* _Your task_
Take the entries below and print only the lines from the one with "Convert this chart" through the one with "from matplotlib.ticker import", exactly as they stand, both ends included.

— Start of Records to process —

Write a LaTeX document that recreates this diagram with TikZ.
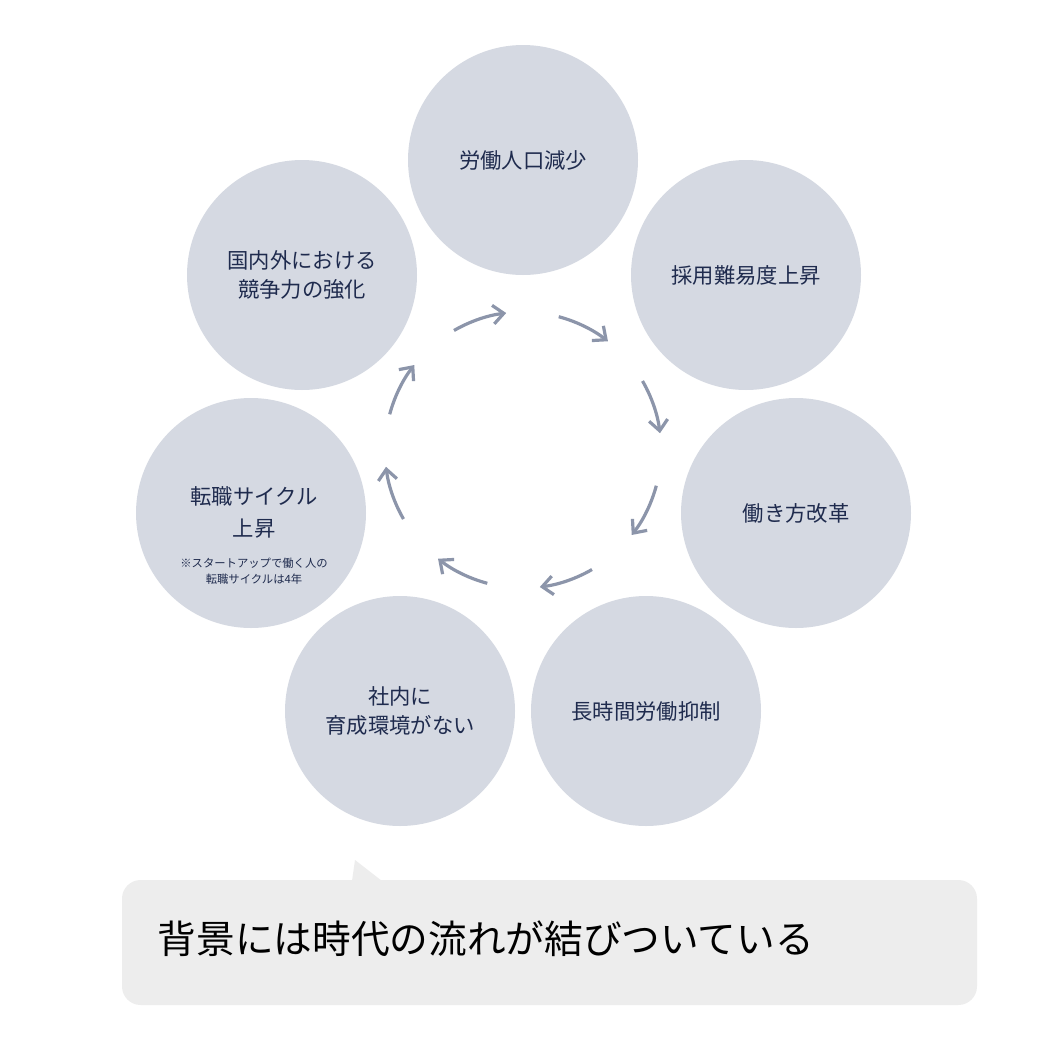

— End of Records to process —
— Start of Records to process —

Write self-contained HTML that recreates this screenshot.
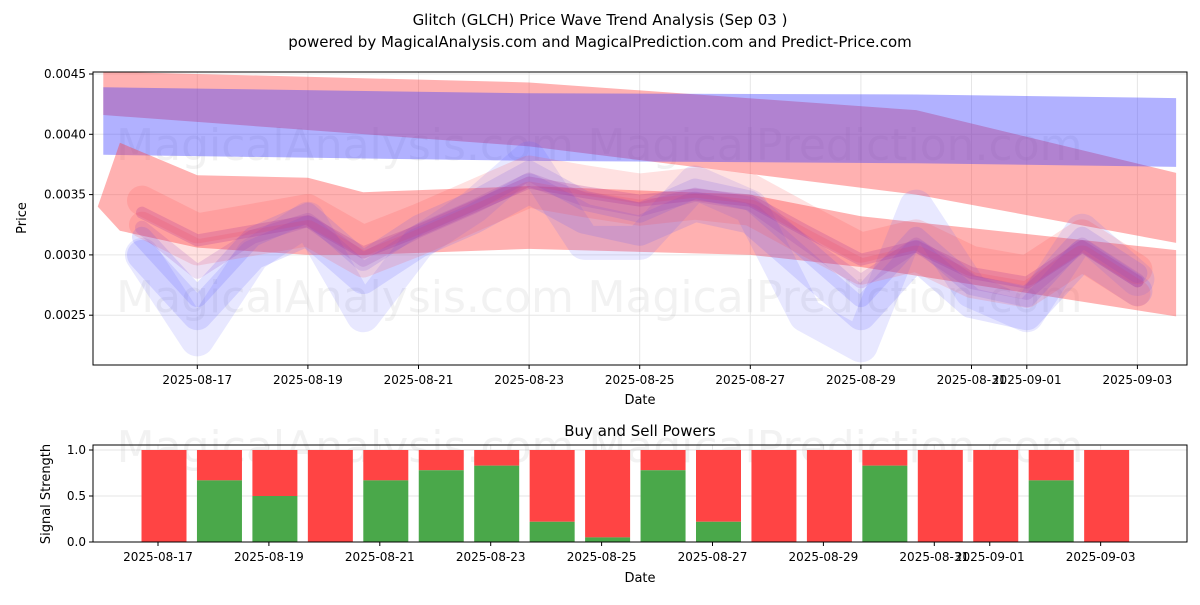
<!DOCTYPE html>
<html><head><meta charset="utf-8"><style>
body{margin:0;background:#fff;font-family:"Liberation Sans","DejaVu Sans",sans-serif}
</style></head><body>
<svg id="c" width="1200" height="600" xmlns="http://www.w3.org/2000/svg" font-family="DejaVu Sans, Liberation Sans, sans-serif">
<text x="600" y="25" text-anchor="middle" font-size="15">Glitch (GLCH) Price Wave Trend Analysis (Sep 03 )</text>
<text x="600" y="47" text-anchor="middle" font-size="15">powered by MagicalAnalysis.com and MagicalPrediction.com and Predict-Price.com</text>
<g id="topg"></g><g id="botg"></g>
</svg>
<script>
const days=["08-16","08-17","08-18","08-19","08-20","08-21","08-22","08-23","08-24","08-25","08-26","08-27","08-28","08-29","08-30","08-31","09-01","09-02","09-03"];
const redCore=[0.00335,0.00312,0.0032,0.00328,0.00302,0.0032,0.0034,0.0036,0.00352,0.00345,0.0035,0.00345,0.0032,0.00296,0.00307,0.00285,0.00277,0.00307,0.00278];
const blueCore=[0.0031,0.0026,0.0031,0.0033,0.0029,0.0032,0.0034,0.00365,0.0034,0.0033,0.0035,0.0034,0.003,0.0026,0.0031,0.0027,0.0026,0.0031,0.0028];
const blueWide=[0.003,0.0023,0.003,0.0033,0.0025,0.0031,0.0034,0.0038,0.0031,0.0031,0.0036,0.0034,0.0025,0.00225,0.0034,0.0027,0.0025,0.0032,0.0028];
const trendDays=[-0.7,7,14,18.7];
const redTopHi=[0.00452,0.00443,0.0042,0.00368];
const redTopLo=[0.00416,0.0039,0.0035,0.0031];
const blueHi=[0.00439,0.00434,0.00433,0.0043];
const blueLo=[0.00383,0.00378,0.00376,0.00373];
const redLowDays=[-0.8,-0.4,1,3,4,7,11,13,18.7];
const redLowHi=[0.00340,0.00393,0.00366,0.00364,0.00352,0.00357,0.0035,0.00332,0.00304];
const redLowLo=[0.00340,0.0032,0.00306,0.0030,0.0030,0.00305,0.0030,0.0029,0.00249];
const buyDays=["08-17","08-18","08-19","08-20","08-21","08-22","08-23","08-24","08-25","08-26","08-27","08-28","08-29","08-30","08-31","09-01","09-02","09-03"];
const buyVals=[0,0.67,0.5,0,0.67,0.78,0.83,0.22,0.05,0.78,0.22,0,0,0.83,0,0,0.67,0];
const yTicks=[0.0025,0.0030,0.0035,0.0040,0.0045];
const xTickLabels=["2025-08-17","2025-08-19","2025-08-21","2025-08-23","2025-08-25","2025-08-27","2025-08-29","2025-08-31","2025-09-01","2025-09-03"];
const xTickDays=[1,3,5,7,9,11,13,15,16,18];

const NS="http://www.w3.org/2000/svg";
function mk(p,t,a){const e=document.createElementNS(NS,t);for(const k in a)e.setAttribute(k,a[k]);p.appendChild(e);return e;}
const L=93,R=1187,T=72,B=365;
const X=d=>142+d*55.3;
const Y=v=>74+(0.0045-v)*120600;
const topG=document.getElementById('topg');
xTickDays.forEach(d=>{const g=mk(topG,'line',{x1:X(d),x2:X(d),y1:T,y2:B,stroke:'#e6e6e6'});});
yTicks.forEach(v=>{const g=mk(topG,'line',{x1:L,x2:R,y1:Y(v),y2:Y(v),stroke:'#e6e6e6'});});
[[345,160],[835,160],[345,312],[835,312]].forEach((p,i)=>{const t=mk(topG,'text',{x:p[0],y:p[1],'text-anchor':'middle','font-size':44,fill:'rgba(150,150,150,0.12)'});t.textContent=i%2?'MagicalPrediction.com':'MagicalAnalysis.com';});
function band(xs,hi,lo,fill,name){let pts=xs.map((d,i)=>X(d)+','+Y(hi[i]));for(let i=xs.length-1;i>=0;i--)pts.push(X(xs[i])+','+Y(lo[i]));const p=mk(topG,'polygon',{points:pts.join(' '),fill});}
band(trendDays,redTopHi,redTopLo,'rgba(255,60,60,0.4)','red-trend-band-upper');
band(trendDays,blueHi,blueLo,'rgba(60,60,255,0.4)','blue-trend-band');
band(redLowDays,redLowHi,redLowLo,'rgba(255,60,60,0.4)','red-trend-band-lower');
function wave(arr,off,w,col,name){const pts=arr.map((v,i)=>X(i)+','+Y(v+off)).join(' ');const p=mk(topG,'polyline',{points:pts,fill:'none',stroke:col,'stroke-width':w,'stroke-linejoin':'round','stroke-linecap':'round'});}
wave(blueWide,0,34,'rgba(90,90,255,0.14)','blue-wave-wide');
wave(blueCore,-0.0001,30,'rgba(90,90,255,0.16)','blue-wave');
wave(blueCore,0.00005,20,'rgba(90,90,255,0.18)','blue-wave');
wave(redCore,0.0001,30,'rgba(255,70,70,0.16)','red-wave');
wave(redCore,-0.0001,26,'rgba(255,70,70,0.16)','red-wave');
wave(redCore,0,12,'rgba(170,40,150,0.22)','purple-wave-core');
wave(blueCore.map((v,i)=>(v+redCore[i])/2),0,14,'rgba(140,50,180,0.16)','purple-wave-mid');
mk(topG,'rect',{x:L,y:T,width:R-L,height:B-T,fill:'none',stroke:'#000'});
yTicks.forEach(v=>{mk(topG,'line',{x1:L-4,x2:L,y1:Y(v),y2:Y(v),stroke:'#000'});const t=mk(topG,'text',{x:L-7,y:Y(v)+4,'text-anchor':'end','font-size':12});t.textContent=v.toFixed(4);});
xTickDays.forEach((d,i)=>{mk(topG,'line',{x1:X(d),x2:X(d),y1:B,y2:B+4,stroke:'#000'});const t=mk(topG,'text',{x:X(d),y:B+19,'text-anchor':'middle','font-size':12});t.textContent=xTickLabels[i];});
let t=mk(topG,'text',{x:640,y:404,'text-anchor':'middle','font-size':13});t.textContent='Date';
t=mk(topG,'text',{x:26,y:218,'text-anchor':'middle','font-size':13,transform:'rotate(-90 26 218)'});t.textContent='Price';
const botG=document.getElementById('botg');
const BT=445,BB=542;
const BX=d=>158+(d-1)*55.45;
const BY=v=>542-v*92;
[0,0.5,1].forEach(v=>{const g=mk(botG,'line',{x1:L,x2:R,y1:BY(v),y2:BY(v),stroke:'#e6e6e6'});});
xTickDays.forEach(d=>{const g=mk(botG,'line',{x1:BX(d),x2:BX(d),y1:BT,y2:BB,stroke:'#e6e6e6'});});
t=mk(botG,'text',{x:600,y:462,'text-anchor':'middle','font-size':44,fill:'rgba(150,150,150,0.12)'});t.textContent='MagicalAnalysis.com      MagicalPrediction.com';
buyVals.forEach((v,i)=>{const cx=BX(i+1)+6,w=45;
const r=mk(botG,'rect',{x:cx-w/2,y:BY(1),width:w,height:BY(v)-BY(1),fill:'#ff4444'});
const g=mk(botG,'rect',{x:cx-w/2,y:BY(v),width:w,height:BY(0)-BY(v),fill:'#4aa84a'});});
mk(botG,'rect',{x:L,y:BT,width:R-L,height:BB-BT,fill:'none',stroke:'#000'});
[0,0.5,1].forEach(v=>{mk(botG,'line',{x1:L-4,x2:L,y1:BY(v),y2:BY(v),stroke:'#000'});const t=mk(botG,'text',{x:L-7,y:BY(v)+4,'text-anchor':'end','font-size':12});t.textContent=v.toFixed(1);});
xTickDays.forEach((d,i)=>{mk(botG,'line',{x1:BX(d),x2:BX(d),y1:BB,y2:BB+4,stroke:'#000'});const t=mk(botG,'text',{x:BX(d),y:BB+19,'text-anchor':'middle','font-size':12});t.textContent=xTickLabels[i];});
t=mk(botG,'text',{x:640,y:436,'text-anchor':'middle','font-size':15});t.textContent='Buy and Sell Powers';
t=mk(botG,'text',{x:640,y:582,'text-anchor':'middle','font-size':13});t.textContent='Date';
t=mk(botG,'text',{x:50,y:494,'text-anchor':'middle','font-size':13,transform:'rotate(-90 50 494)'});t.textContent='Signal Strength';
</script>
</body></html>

— End of Records to process —
— Start of Records to process —

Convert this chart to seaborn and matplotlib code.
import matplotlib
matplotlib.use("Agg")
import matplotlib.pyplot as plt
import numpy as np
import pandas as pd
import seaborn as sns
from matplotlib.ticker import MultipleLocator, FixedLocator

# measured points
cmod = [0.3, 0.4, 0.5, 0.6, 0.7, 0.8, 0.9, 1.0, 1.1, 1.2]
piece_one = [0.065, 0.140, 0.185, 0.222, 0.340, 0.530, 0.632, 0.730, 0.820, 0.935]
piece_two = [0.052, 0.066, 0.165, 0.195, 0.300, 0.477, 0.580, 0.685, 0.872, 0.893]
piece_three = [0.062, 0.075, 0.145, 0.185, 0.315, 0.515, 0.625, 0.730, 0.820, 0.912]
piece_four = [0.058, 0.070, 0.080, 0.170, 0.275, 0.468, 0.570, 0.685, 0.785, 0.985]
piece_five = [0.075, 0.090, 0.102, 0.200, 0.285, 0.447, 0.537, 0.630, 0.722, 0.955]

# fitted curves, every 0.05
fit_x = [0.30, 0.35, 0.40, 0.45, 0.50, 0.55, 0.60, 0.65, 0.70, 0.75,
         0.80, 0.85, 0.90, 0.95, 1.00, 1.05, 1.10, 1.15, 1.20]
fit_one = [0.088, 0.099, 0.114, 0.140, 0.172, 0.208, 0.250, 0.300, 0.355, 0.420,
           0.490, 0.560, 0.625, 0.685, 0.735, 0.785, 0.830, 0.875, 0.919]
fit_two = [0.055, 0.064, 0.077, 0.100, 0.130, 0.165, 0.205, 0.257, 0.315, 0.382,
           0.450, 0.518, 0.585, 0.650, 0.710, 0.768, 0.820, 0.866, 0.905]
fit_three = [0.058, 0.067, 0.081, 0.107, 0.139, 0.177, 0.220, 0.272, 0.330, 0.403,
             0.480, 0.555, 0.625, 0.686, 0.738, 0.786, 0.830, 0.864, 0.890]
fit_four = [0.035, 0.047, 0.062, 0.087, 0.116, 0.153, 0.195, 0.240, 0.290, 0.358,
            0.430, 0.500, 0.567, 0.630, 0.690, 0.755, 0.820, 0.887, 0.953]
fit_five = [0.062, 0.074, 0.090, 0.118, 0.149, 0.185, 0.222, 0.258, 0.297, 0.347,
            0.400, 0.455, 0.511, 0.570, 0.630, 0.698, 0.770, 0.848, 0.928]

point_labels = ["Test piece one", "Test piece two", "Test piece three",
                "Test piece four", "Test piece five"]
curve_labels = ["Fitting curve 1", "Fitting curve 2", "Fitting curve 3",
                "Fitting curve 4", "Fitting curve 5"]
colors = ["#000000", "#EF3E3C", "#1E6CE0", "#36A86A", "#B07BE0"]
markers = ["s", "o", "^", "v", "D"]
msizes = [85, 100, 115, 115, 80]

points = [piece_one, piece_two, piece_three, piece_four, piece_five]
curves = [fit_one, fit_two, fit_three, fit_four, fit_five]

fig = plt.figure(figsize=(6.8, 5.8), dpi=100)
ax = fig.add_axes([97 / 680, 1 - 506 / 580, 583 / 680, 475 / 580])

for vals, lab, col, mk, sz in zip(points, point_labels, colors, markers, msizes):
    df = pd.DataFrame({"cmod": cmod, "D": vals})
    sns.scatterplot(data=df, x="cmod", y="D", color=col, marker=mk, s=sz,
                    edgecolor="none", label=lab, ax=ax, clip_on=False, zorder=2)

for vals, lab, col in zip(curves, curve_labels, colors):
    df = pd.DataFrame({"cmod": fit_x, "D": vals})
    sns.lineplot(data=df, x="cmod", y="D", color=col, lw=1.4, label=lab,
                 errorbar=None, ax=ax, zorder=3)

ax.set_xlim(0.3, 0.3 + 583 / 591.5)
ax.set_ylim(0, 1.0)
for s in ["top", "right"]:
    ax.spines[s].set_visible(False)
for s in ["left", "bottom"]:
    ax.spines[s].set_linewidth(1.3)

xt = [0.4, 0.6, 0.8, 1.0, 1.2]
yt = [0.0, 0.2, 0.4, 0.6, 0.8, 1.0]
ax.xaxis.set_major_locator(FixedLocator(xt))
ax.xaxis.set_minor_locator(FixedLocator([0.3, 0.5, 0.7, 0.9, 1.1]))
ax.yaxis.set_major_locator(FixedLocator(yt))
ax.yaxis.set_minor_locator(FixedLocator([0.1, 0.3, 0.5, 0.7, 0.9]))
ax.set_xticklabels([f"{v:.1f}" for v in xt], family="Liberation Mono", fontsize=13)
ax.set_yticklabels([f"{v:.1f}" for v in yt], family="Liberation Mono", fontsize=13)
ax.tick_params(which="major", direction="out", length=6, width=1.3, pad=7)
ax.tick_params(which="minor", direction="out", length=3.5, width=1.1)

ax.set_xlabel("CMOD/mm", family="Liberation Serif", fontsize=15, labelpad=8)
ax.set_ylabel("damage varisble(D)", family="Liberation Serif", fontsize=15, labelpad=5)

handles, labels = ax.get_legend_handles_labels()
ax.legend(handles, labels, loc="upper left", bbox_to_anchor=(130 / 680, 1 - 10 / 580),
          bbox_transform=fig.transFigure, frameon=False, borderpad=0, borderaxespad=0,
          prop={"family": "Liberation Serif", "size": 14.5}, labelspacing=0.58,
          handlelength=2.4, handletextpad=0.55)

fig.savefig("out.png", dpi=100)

— End of Records to process —

* _Response to this task_
Convert this chart to seaborn and matplotlib code.
import matplotlib
matplotlib.use("Agg")
import matplotlib.pyplot as plt
import numpy as np
import pandas as pd
import seaborn as sns
from matplotlib.ticker import MultipleLocator, FixedLocator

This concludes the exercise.